## DATA EXCERPT
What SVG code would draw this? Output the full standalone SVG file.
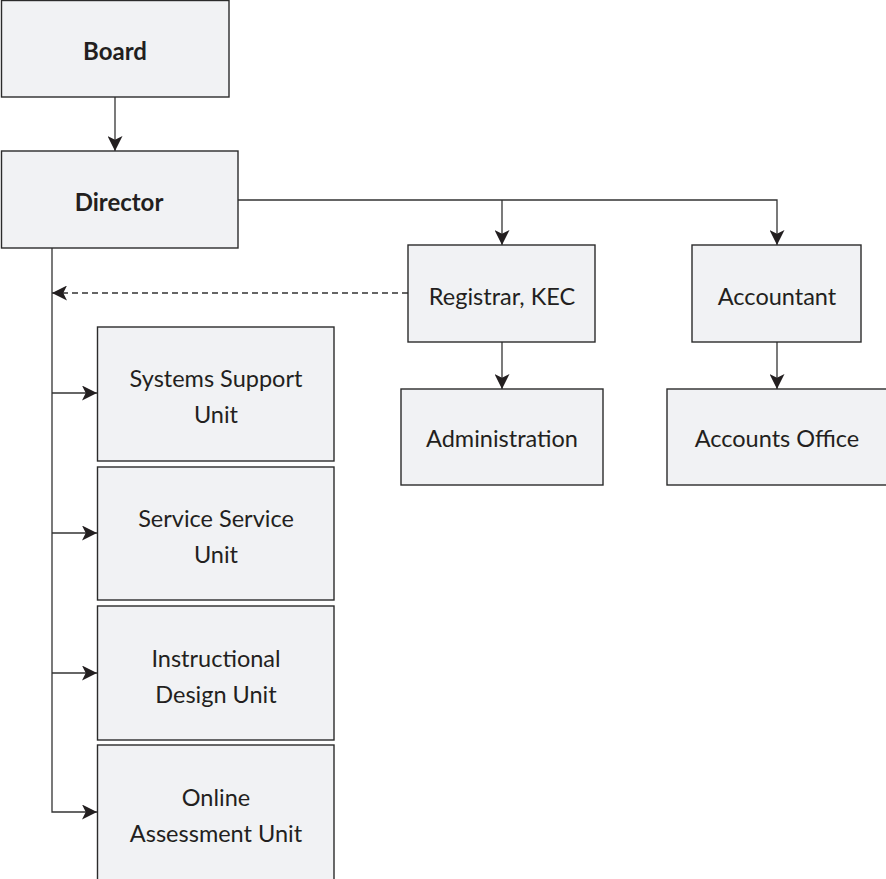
<svg xmlns="http://www.w3.org/2000/svg" width="886" height="879" viewBox="0 0 886 879">
<style>
.box{fill:#f1f2f4;stroke:#2b2b2b;stroke-width:1.4}
.t{font-family:Lato,"Open Sans","Liberation Sans",sans-serif;font-size:23.5px;fill:#231f20;text-anchor:middle;dominant-baseline:central}
.b{font-weight:bold;font-size:24px}
.c{fill:none;stroke:#333;stroke-width:1.3}
.d{stroke-dasharray:6 4}
</style>
<defs>
<marker id="ah" viewBox="0 0 10 10" refX="10" refY="5" markerWidth="15" markerHeight="15" markerUnits="userSpaceOnUse" orient="auto">
<path d="M0,0 L10,5 L0,10 L2.5,5 z" fill="#231f20"/>
</marker>
</defs>
<g id="connectors">
<path class="c" d="M115,97 V151" marker-end="url(#ah)"/>
<path class="c" d="M238,200 H777 V245" marker-end="url(#ah)"/>
<path class="c" d="M502,200 V245" marker-end="url(#ah)"/>
<path class="c" d="M502,342 V389" marker-end="url(#ah)"/>
<path class="c" d="M777,342 V389" marker-end="url(#ah)"/>
<path class="c d" d="M408,293 H52" marker-end="url(#ah)"/>
<path class="c" d="M52,248 V812 H97" marker-end="url(#ah)"/>
<path class="c" d="M52,393 H97" marker-end="url(#ah)"/>
<path class="c" d="M52,533 H97" marker-end="url(#ah)"/>
<path class="c" d="M52,673 H97" marker-end="url(#ah)"/>
</g>
<g id="board"><rect class="box" x="1.5" y="0.5" width="227.5" height="96.5"/><text class="t b" x="115" y="50">Board</text></g>
<g id="director"><rect class="box" x="1.5" y="151" width="236.5" height="97"/><text class="t b" x="119" y="201">Director</text></g>
<g id="registrar"><rect class="box" x="408" y="245" width="187" height="97"/><text class="t" x="502" y="296">Registrar, KEC</text></g>
<g id="accountant"><rect class="box" x="692" y="245" width="169" height="97"/><text class="t" x="777" y="296">Accountant</text></g>
<g id="administration"><rect class="box" x="401" y="389" width="202" height="96"/><text class="t" x="502" y="438">Administration</text></g>
<g id="accounts-office"><rect class="box" x="667" y="389" width="222" height="96"/><text class="t" x="777" y="438">Accounts Office</text></g>
<g id="systems-support"><rect class="box" x="97.5" y="327" width="236.5" height="134"/><text class="t" x="216" y="378">Systems Support</text><text class="t" x="216" y="414">Unit</text></g>
<g id="service-service"><rect class="box" x="97.5" y="467" width="236.5" height="133"/><text class="t" x="216" y="518">Service Service</text><text class="t" x="216" y="554">Unit</text></g>
<g id="instructional-design"><rect class="box" x="97.5" y="606" width="236.5" height="134"/><text class="t" x="216" y="658">Instructional</text><text class="t" x="216" y="694">Design Unit</text></g>
<g id="online-assessment"><rect class="box" x="97.5" y="745" width="236.5" height="140"/><text class="t" x="216" y="797">Online</text><text class="t" x="216" y="833">Assessment Unit</text></g>
</svg>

## TASK REQUIREMENTS
Output the lines above in full and exactly as given, omitting any pictures.

## EXERCISE ANSWER
What SVG code would draw this? Output the full standalone SVG file.
<svg xmlns="http://www.w3.org/2000/svg" width="886" height="879" viewBox="0 0 886 879">
<style>
.box{fill:#f1f2f4;stroke:#2b2b2b;stroke-width:1.4}
.t{font-family:Lato,"Open Sans","Liberation Sans",sans-serif;font-size:23.5px;fill:#231f20;text-anchor:middle;dominant-baseline:central}
.b{font-weight:bold;font-size:24px}
.c{fill:none;stroke:#333;stroke-width:1.3}
.d{stroke-dasharray:6 4}
</style>
<defs>
<marker id="ah" viewBox="0 0 10 10" refX="10" refY="5" markerWidth="15" markerHeight="15" markerUnits="userSpaceOnUse" orient="auto">
<path d="M0,0 L10,5 L0,10 L2.5,5 z" fill="#231f20"/>
</marker>
</defs>
<g id="connectors">
<path class="c" d="M115,97 V151" marker-end="url(#ah)"/>
<path class="c" d="M238,200 H777 V245" marker-end="url(#ah)"/>
<path class="c" d="M502,200 V245" marker-end="url(#ah)"/>
<path class="c" d="M502,342 V389" marker-end="url(#ah)"/>
<path class="c" d="M777,342 V389" marker-end="url(#ah)"/>
<path class="c d" d="M408,293 H52" marker-end="url(#ah)"/>
<path class="c" d="M52,248 V812 H97" marker-end="url(#ah)"/>
<path class="c" d="M52,393 H97" marker-end="url(#ah)"/>
<path class="c" d="M52,533 H97" marker-end="url(#ah)"/>
<path class="c" d="M52,673 H97" marker-end="url(#ah)"/>
</g>
<g id="board"><rect class="box" x="1.5" y="0.5" width="227.5" height="96.5"/><text class="t b" x="115" y="50">Board</text></g>
<g id="director"><rect class="box" x="1.5" y="151" width="236.5" height="97"/><text class="t b" x="119" y="201">Director</text></g>
<g id="registrar"><rect class="box" x="408" y="245" width="187" height="97"/><text class="t" x="502" y="296">Registrar, KEC</text></g>
<g id="accountant"><rect class="box" x="692" y="245" width="169" height="97"/><text class="t" x="777" y="296">Accountant</text></g>
<g id="administration"><rect class="box" x="401" y="389" width="202" height="96"/><text class="t" x="502" y="438">Administration</text></g>
<g id="accounts-office"><rect class="box" x="667" y="389" width="222" height="96"/><text class="t" x="777" y="438">Accounts Office</text></g>
<g id="systems-support"><rect class="box" x="97.5" y="327" width="236.5" height="134"/><text class="t" x="216" y="378">Systems Support</text><text class="t" x="216" y="414">Unit</text></g>
<g id="service-service"><rect class="box" x="97.5" y="467" width="236.5" height="133"/><text class="t" x="216" y="518">Service Service</text><text class="t" x="216" y="554">Unit</text></g>
<g id="instructional-design"><rect class="box" x="97.5" y="606" width="236.5" height="134"/><text class="t" x="216" y="658">Instructional</text><text class="t" x="216" y="694">Design Unit</text></g>
<g id="online-assessment"><rect class="box" x="97.5" y="745" width="236.5" height="140"/><text class="t" x="216" y="797">Online</text><text class="t" x="216" y="833">Assessment Unit</text></g>
</svg>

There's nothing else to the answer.